Novel rapid molecular diagnosis methods for comprehensive genetic analysis of 21-hydroxylase deficiency.

Background: Molecular analysis of the CYP21A2 gene is highly important for understanding the aetiology of 21-hydroxylase deficiency (21-OHD). The aim of this study was to use a novel approach named CNVplex, together with the SNaPshot assay and direct sequencing, to identify CYP21A2 mutations efficiently and comprehensively. Targeted CYP21A2 mutation analysis was performed in 113 patients and 226 parents.
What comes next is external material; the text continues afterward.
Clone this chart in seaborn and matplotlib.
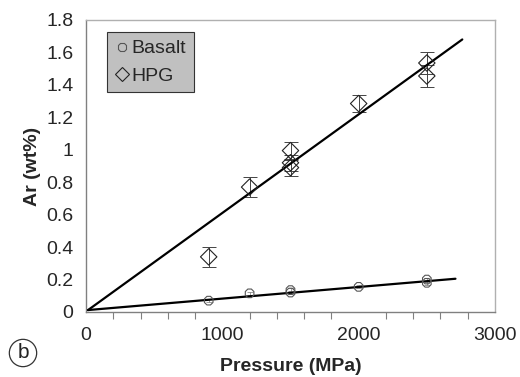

Large rearrangements of CYP21A2 were characterized by CNVplex; twenty prevalent mutations, including nine common micro-conversions and eleven high-frequency mutations reported in the literature, were detected by SNaPshot; and rare mutations were investigated by direct sequencing.

Results: Among the 113 21-OHD patients, 95.6% of the affected alleles were detected accurately by SNaPshot and CNVplex. Prevalent mutations were detected in 69.5% of the alleles; 62.4% of alleles contained pseudogene-derived micro-conversions, 1.8% contained nonpseudogene-derived mutations, and 5.3% contained complex variations resulting from multiple recombinations between CYP21A2 and CYP21A1P. Large rearrangements were identified in 27.0% of the alleles, including five types (CH-1, CH-3, CH-4, CH-5 and CH-8) of chimeric CYP21A1P/CYP21A2 genes. Two novel CYP21A2 haplotypes and four de novo CYP21A2 mutations were characterized. A rare haplotype with a c.955 C > T mutation in the duplicated CYP21A2 gene was found in 0.9% of the probands and 33.3% of the parents. In addition, four parents were also diagnosed with 21-OHD.

Conclusion: CNVplex and SNaPshot appear to be highly efficient and reliable techniques for use in a molecular diagnosis laboratory, and combined with direct sequencing based on locus-specific PCR, they might constitute a definitive way to detect almost all common and rare 21-OHD-related alleles.